▶ **Records for the task**:
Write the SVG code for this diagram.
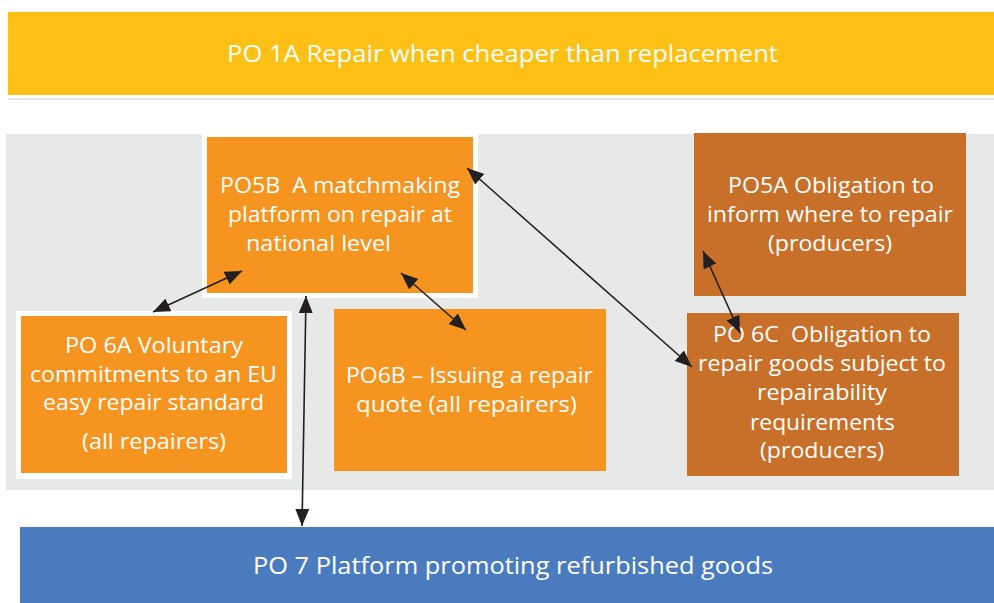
<svg xmlns="http://www.w3.org/2000/svg" width="994" height="603" viewBox="0 0 994 603">
<style>
.t{font-family:"Open Sans","Liberation Sans",sans-serif;fill:#fff;font-size:21px}
.tb{font-family:"Open Sans","Liberation Sans",sans-serif;fill:#fff;font-size:23px}
.c{stroke:#231f20;stroke-width:1.6;fill:none;marker-start:url(#ah);marker-end:url(#ah)}
.o{fill:#f5941f}
.d{fill:#c87029}
</style>
<defs>
<marker id="ah" markerUnits="userSpaceOnUse" markerWidth="19" markerHeight="15" refX="17" refY="7" orient="auto-start-reverse">
<path d="M0,0 L17,7 L0,14 z" fill="#231f20"/>
</marker>
</defs>
<rect width="994" height="603" fill="#fff"/>
<g id="po1a">
<rect x="8" y="12" width="986" height="83" fill="#fdc014"/>
<text class="tb" x="227" y="62" textLength="551" lengthAdjust="spacingAndGlyphs">PO 1A Repair when cheaper than replacement</text>
</g>
<rect x="8" y="98" width="986" height="2" fill="#e2e3e3"/>
<rect id="panel" x="6" y="134" width="988" height="356" fill="#e7e8e8"/>
<g id="po5b">
<rect x="202" y="132" width="276" height="166" fill="#fff"/>
<rect class="o" x="207" y="137" width="266" height="156"/>
<text class="t" xml:space="preserve" x="220" y="193" textLength="240" lengthAdjust="spacingAndGlyphs">PO5B  A matchmaking</text>
<text class="t" x="228" y="222" textLength="224" lengthAdjust="spacingAndGlyphs">platform on repair at</text>
<text class="t" x="246" y="251" textLength="145" lengthAdjust="spacingAndGlyphs">national level</text>
</g>
<g id="po5a">
<rect class="d" x="694" y="133" width="272" height="163"/>
<text class="t" x="728" y="193" textLength="206" lengthAdjust="spacingAndGlyphs">PO5A Obligation to</text>
<text class="t" x="707" y="222" textLength="246" lengthAdjust="spacingAndGlyphs">inform where to repair</text>
<text class="t" x="768" y="251" textLength="124" lengthAdjust="spacingAndGlyphs">(producers)</text>
</g>
<g id="po6a">
<rect x="16" y="311" width="276" height="168" fill="#fff"/>
<rect class="o" x="21" y="316" width="266" height="157"/>
<text class="t" x="65" y="353" textLength="178" lengthAdjust="spacingAndGlyphs">PO 6A Voluntary</text>
<text class="t" x="30" y="382" textLength="247" lengthAdjust="spacingAndGlyphs">commitments to an EU</text>
<text class="t" x="43" y="410" textLength="221" lengthAdjust="spacingAndGlyphs">easy repair standard</text>
<text class="t" x="82" y="449" textLength="144" lengthAdjust="spacingAndGlyphs">(all repairers)</text>
</g>
<g id="po6b">
<rect class="o" x="334" y="309" width="272" height="162"/>
<text class="t" x="346" y="383" textLength="247" lengthAdjust="spacingAndGlyphs">PO6B – Issuing a repair</text>
<text class="t" x="356" y="412" textLength="221" lengthAdjust="spacingAndGlyphs">quote (all repairers)</text>
</g>
<g id="po6c">
<rect class="d" x="687" y="313" width="272" height="163"/>
<text class="t" xml:space="preserve" x="713" y="342" textLength="218" lengthAdjust="spacingAndGlyphs">PO 6C  Obligation to</text>
<text class="t" x="698" y="371" textLength="248" lengthAdjust="spacingAndGlyphs">repair goods subject to</text>
<text class="t" x="757" y="400" textLength="130" lengthAdjust="spacingAndGlyphs">repairability</text>
<text class="t" x="750" y="430" textLength="145" lengthAdjust="spacingAndGlyphs">requirements</text>
<text class="t" x="760" y="458" textLength="124" lengthAdjust="spacingAndGlyphs">(producers)</text>
</g>
<g id="po7">
<rect x="20" y="527" width="974" height="76" fill="#4a7bbf"/>
<text class="tb" x="253" y="574" textLength="520" lengthAdjust="spacingAndGlyphs">PO 7 Platform promoting refurbished goods</text>
</g>
<g id="connectors">
<line class="c" x1="242" y1="271" x2="153" y2="312"/>
<line class="c" x1="306" y1="296" x2="302" y2="526"/>
<line class="c" x1="401" y1="273" x2="466" y2="330"/>
<line class="c" x1="467" y1="168" x2="692" y2="367"/>
<line class="c" x1="703" y1="251" x2="740" y2="333"/>
</g>
</svg>
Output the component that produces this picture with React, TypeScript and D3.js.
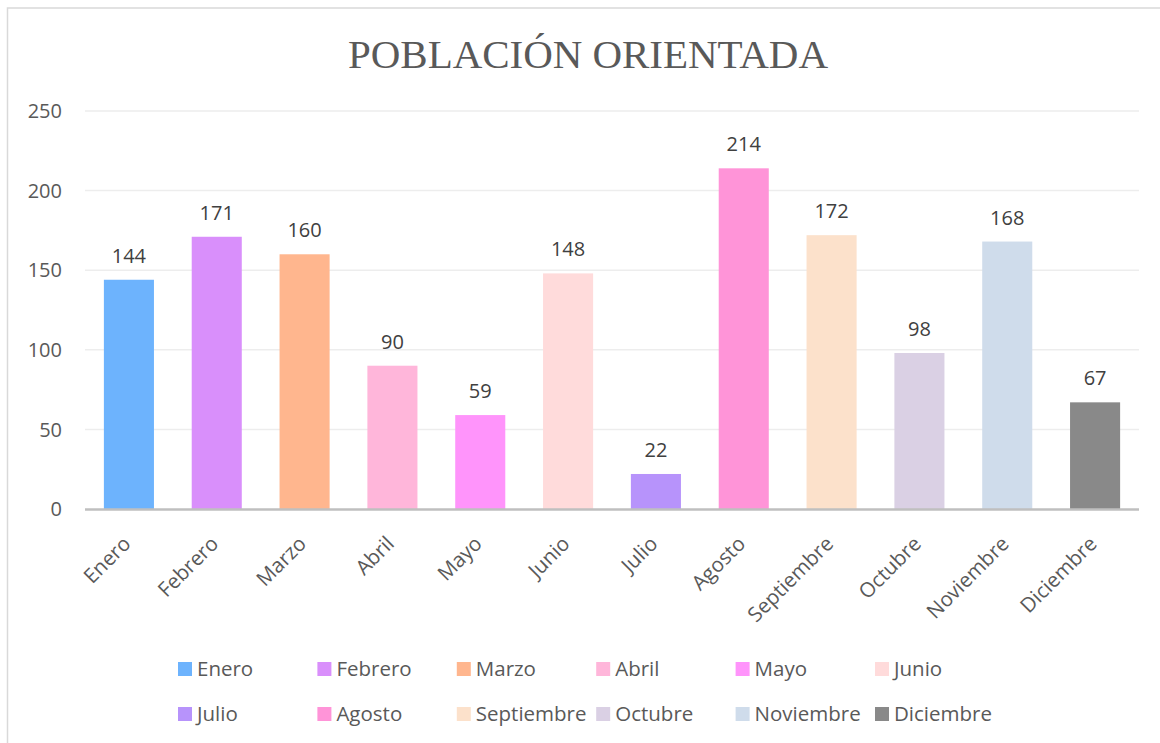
import React from 'react'
import * as d3 from 'd3'

const months = ['Enero', 'Febrero', 'Marzo', 'Abril', 'Mayo', 'Junio', 'Julio', 'Agosto', 'Septiembre', 'Octubre', 'Noviembre', 'Diciembre']
const values = [144, 171, 160, 90, 59, 148, 22, 214, 172, 98, 168, 67]
const colors = ['#6DB3FD', '#D98FFB', '#FFB68E', '#FFB6DA', '#FF94FB', '#FFDBDB', '#B793FB', '#FF94D8', '#FCE1CB', '#DAD0E4', '#CFDCEB', '#898989']
const yTicks = [0, 50, 100, 150, 200, 250]

const W = 1160
const H = 743
const font = '"Open Sans", sans-serif'

export default function App() {
  const margin = { left: 85, right: 21, top: 111, bottom: 234 }
  const x = d3.scaleBand<string>()
    .domain(months)
    .range([margin.left, W - margin.right])
    .paddingInner(0.43)
    .paddingOuter(0.215)
  const y = d3.scaleLinear()
    .domain([0, 250])
    .range([H - margin.bottom, margin.top])

  // legend layout: 6 columns, 2 rows
  const legX = d3.scaleLinear().domain([0, 1]).range([178, 317.4])
  const legY = [662, 707]

  return (
    <svg width={W} height={H} style={{ position: 'absolute', left: 0, top: 0, background: '#fff' }}>
      <rect x={7.5} y={8} width={W + 10} height={H + 10} fill="#fff" stroke="#D9D9D9" strokeWidth={1.5} />

      <text x={348} y={68} textLength={480} lengthAdjust="spacing" fontFamily='"Liberation Serif", serif'
        fontSize={41} fill="#595959">POBLACIÓN ORIENTADA</text>

      {yTicks.map(t => (
        <g key={t}>
          {t > 0 && <line x1={margin.left} x2={W - margin.right} y1={y(t)} y2={y(t)} stroke="#EDEDED" strokeWidth={1.5} />}
          <text x={62} y={y(t)} dy="0.36em" textAnchor="end" fontFamily={font} fontSize={20} fill="#595959">{t}</text>
        </g>
      ))}

      {months.map((m, i) => (
        <rect key={m} x={x(m)} y={y(values[i])} width={x.bandwidth()} height={y(0) - y(values[i])} fill={colors[i]} />
      ))}

      <line x1={margin.left} x2={W - margin.right} y1={y(0) + 0.5} y2={y(0) + 0.5} stroke="#BFBFBF" strokeWidth={2.5} />

      {months.map((m, i) => (
        <text key={m} x={x(m)! + x.bandwidth() / 2} y={y(values[i]) - 17} textAnchor="middle"
          fontFamily={font} fontSize={20} fill="#404040">{values[i]}</text>
      ))}

      {months.map(m => {
        const cx = x(m)! + x.bandwidth() / 2
        return (
          <text key={m} transform={`translate(${cx + 3},${y(0) + 36}) rotate(-45)`} textAnchor="end"
            fontFamily={font} fontSize={20.5} fill="#595959">{m}</text>
        )
      })}

      {months.map((m, i) => {
        const col = i % 6
        const row = Math.floor(i / 6)
        return (
          <g key={m} transform={`translate(${legX(col)},${legY[row]})`}>
            <rect width={14} height={14} fill={colors[i]} />
            <text x={19} y={14} fontFamily={font} fontSize={20.5} fill="#595959">{m}</text>
          </g>
        )
      })}
    </svg>
  )
}
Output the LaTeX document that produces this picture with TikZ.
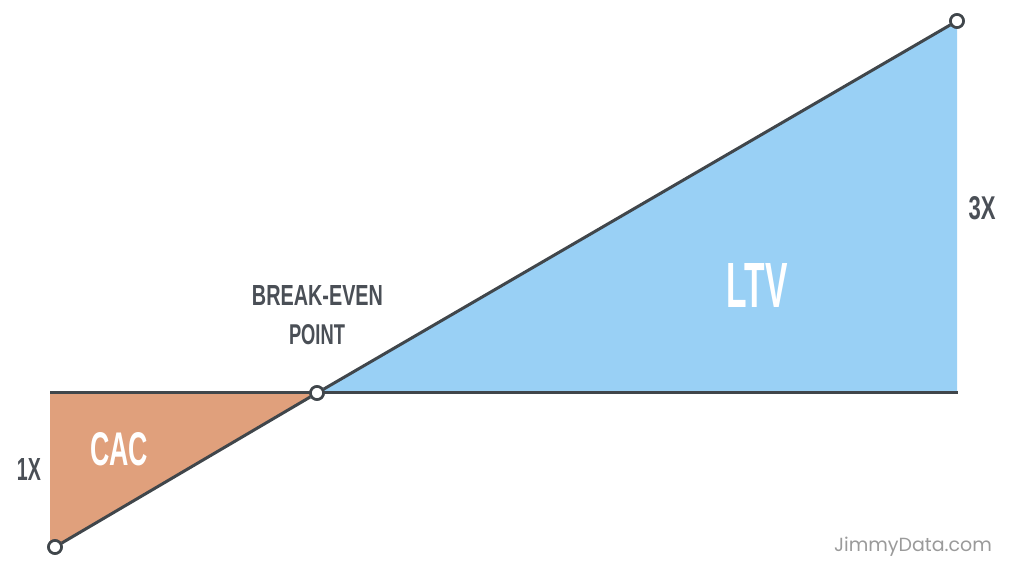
\documentclass[tikz,border=0pt]{standalone}
\usepackage{fontspec}
\setmainfont{Liberation Sans}
\newfontfamily\markfont{Poppins}
\definecolor{linegray}{HTML}{40464B}
\definecolor{textgray}{HTML}{4A4F56}
\definecolor{cacfill}{HTML}{E0A07C}
\definecolor{ltvfill}{HTML}{99D0F5}
\definecolor{markgray}{HTML}{9A9A9A}
\tikzset{
  axisline/.style={draw=linegray, line width=3pt},
  dot/.style={circle, draw=linegray, fill=white, line width=2.6pt, minimum size=13pt, inner sep=0pt},
  lbl/.style={inner sep=0pt, text=textgray, font=\bfseries},
  inlbl/.style={inner sep=0pt, text=white, font=\bfseries},
}
\begin{document}
\begin{tikzpicture}[x=1pt, y=-1pt]
\useasboundingbox (0,0) rectangle (1024,580);
% coordinates
\coordinate (hl) at (50,392);
\coordinate (hr) at (958,392);
\coordinate (cl) at (50,545);
\coordinate (tr) at (957,392);
% fills
\fill[cacfill] (hl) -- (317,392) -- (55,547) -- (cl) -- cycle;
\fill[ltvfill] (317,392) -- (tr) -- (957,21) -- cycle;
% nodes (circles)
\node[dot] (low) at (55,547) {};
\node[dot] (be) at (317,393) {};
\node[dot] (high) at (957,21) {};
% lines
\draw[axisline] (hl) -- (hr);
\draw[axisline] (low) -- (be) -- (high);
% redraw dots on top
\node[dot] at (low) {};
\node[dot] at (be) {};
\node[dot] at (high) {};
% labels
\node[inlbl] (ltv) at (757,285) {\resizebox{61pt}{44pt}{LTV}};
\node[inlbl] (cac) at (119,449) {\resizebox{58pt}{33pt}{CAC}};
\node[lbl] (onex) at (29,469) {\resizebox{24pt}{22pt}{1X}};
\node[lbl] (threex) at (982,208.5) {\resizebox{27pt}{23pt}{3X}};
\node[lbl] (bk1) at (317.5,295) {\resizebox{131pt}{20pt}{BREAK-EVEN}};
\node[lbl] (bk2) at (317,335) {\resizebox{56pt}{20pt}{POINT}};
\node[inner sep=0pt, text=markgray, font=\markfont\fontsize{19}{22}\selectfont] (mark) at (913,547) {JimmyData.com};
\end{tikzpicture}
\end{document}
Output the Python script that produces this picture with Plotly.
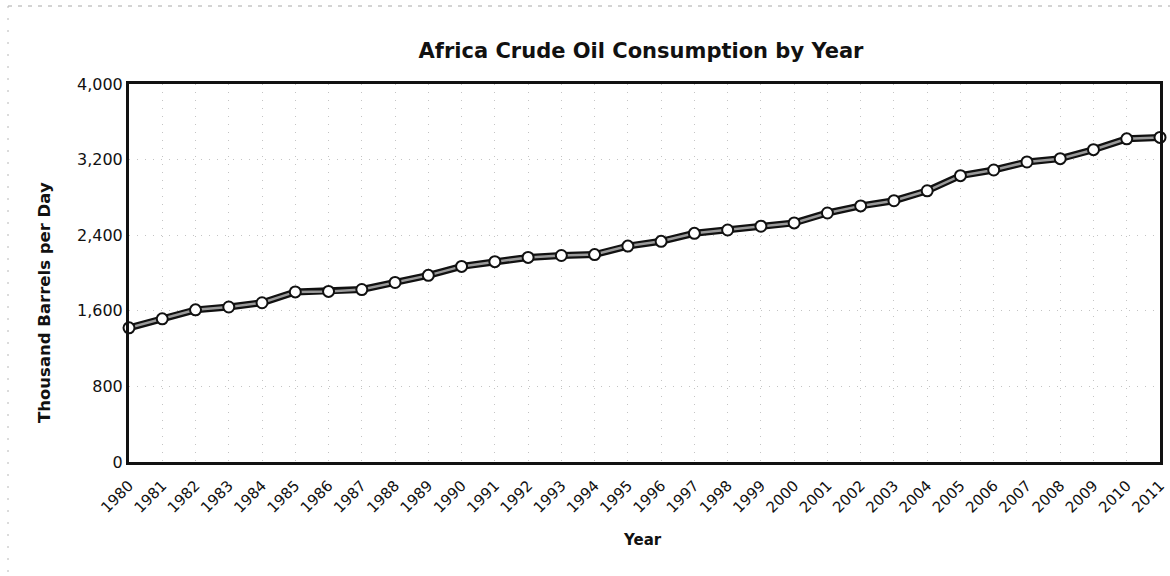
import plotly.graph_objects as go

years = list(range(1980, 2012))
consumption = [1420, 1515, 1610, 1640, 1685, 1800, 1805, 1825, 1900, 1975,
               2070, 2120, 2165, 2185, 2195, 2285, 2335, 2420, 2455, 2495,
               2530, 2635, 2710, 2765, 2870, 3030, 3090, 3175, 3210, 3305,
               3420, 3435]
y_ticks = [0, 800, 1600, 2400, 3200, 4000]
title_text = "Africa Crude Oil Consumption by Year"
x_title = "Year"
y_title = "Thousand Barrels per Day"

font_family = "DejaVu Sans, Verdana, sans-serif"
ink = "#111111"

fig = go.Figure()
# dark outline of the line
fig.add_trace(go.Scatter(
    x=years, y=consumption, mode="lines",
    line=dict(color=ink, width=7),
    hoverinfo="skip", showlegend=False, cliponaxis=False))
# lighter inner line with markers
fig.add_trace(go.Scatter(
    x=years, y=consumption, mode="lines+markers",
    line=dict(color="#9a9a9a", width=2.5),
    marker=dict(symbol="circle", size=11, color="white",
                line=dict(color=ink, width=2)),
    showlegend=False, cliponaxis=False))

W, H = 1170, 576
L, R, T, B = 129, 10, 84, 114
pw, ph = W - L - R, H - T - B

fig.update_layout(
    width=W, height=H,
    paper_bgcolor="white", plot_bgcolor="white",
    margin=dict(l=L, r=R, t=T, b=B, autoexpand=False),
    title=dict(text="<b>" + title_text + "</b>", x=641 / W, xanchor="center",
               y=1 - 51 / H, yanchor="middle",
               font=dict(family=font_family, size=21, color=ink)),
    font=dict(family=font_family, color=ink),
)

fig.update_xaxes(
    range=[1980, 2011], tickmode="array", tickvals=years,
    ticktext=[str(y) for y in years], tickangle=-45,
    tickfont=dict(size=15, family=font_family, color=ink),
    ticklabelstandoff=6,
    showgrid=True, gridcolor="#c4c4c4", griddash="1px,7px", gridwidth=1,
    showline=True, linecolor=ink, linewidth=3, mirror=True,
    ticks="", zeroline=False, automargin=False,
)
fig.update_yaxes(
    range=[0, 4000], tickmode="array", tickvals=y_ticks,
    ticktext=[f"{v:,}" for v in y_ticks],
    tickfont=dict(size=16, family=font_family, color=ink),
    showgrid=True, gridcolor="#c4c4c4", griddash="1px,7px", gridwidth=1,
    showline=True, linecolor=ink, linewidth=3, mirror=True,
    ticks="", zeroline=False, automargin=False,
)

# axis titles
fig.add_annotation(text="<b>" + x_title + "</b>", xref="paper", yref="paper",
                   x=(642 - L) / pw, y=(H - B - 540) / ph,
                   xanchor="center", yanchor="middle", showarrow=False,
                   font=dict(size=15, family=font_family, color=ink))
fig.add_annotation(text="<b>" + y_title + "</b>", xref="paper", yref="paper",
                   x=(44 - L) / pw, y=(H - B - 303) / ph, textangle=-90,
                   xanchor="center", yanchor="middle", showarrow=False,
                   font=dict(size=16.5, family=font_family, color=ink))

# faint scanned page border (dotted) at top and left
fig.add_shape(type="line", xref="paper", yref="paper",
              x0=(8 - L) / pw, x1=(W - L) / pw,
              y0=(H - B - 6) / ph, y1=(H - B - 6) / ph,
              line=dict(color="#a8a8a8", width=1, dash="4px,6px"))
fig.add_shape(type="line", xref="paper", yref="paper",
              x0=(8 - L) / pw, x1=(8 - L) / pw,
              y0=(H - B - 6) / ph, y1=(H - B - H) / ph,
              line=dict(color="#b8b8b8", width=1, dash="2px,10px"))

fig.write_html("out.html",
               config={"displayModeBar": False},
               post_script="document.body.style.margin='0px';")
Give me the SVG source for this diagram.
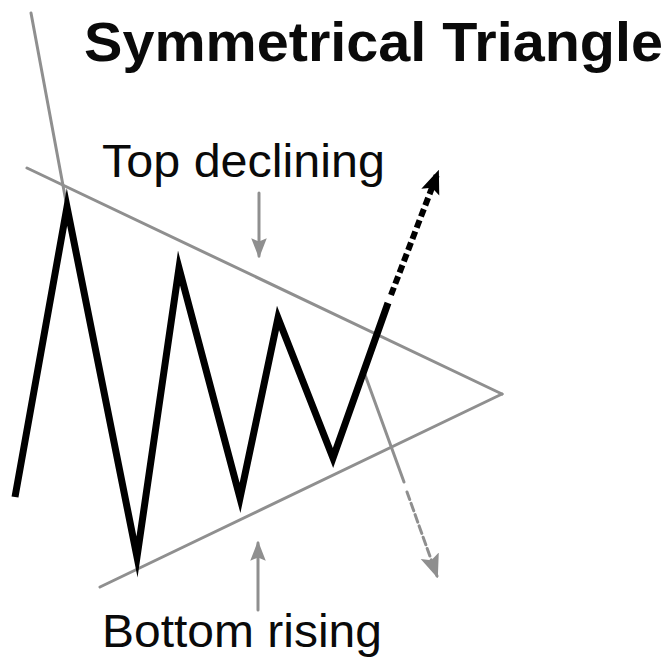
<svg xmlns="http://www.w3.org/2000/svg" width="672" height="660" viewBox="0 0 672 660">
<style>
.t{font-family:"Liberation Sans",Arial,sans-serif;fill:#0a0a0a}
.g{stroke:#8f8f8f;stroke-width:3;fill:none;stroke-linecap:round}
.k{stroke:#000;stroke-width:7;fill:none;stroke-linejoin:miter;stroke-miterlimit:10}
</style>
<defs>
<marker id="ak" markerUnits="userSpaceOnUse" markerWidth="24" markerHeight="24" refX="18" refY="8" orient="auto" viewBox="0 0 20 16">
<path d="M0,0 L20,8 L0,16 L4,8 Z" fill="#000"/>
</marker>
<marker id="ag" markerUnits="userSpaceOnUse" markerWidth="20" markerHeight="20" refX="16" refY="7" orient="auto" viewBox="0 0 18 14">
<path d="M0,0 L18,7 L0,14 L3,7 Z" fill="#8f8f8f"/>
</marker>
<marker id="ag2" markerUnits="userSpaceOnUse" markerWidth="24" markerHeight="24" refX="18" refY="8" orient="auto" viewBox="0 0 20 16">
<path d="M0,0 L20,8 L0,16 L4,8 Z" fill="#8f8f8f"/>
</marker>
</defs>
<rect width="672" height="660" fill="#fff"/>
<g id="title"><text class="t" x="84" y="61" font-size="56" font-weight="bold" textLength="579" lengthAdjust="spacingAndGlyphs">Symmetrical Triangle</text></g>
<g id="connectors">
<line class="g" x1="31" y1="13" x2="67" y2="207"/>
<line class="g" x1="27" y1="168" x2="502" y2="394"/>
<line class="g" x1="100" y1="587" x2="502" y2="394"/>
<line class="g" x1="364" y1="372" x2="404" y2="482"/>
<line class="g" x1="407" y1="492" x2="437" y2="576" stroke-dasharray="8 4" stroke-linecap="butt" stroke-width="5" marker-end="url(#ag2)"/>
<line class="g" x1="259" y1="193" x2="259" y2="256" stroke-width="4" stroke-linecap="butt" marker-end="url(#ag)"/>
<line class="g" x1="258" y1="610" x2="258" y2="543" stroke-width="4" stroke-linecap="butt" marker-end="url(#ag)"/>
<polyline class="k" points="15,497 67,207 137,557 179,268 240,498 278,318 333,458 388,303"/>
<line x1="391" y1="295" x2="438" y2="172" stroke="#000" stroke-width="6" stroke-dasharray="8 4" marker-end="url(#ak)"/>
</g>
<g id="label-top"><text class="t" x="102" y="177" font-size="46" textLength="283" lengthAdjust="spacingAndGlyphs">Top declining</text></g>
<g id="label-bottom"><text class="t" x="102" y="647" font-size="46" textLength="280" lengthAdjust="spacingAndGlyphs">Bottom rising</text></g>
</svg>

▶ **Brief**:
All lines above containing the string "with" are to be collected.

▶ **Response to this task**:
Output the component that produces this picture with React, TypeScript and D3.js.
Output the LaTeX document that produces this picture with TikZ.
Output the Python script that produces this picture with Plotly.
# lighter inner line with markers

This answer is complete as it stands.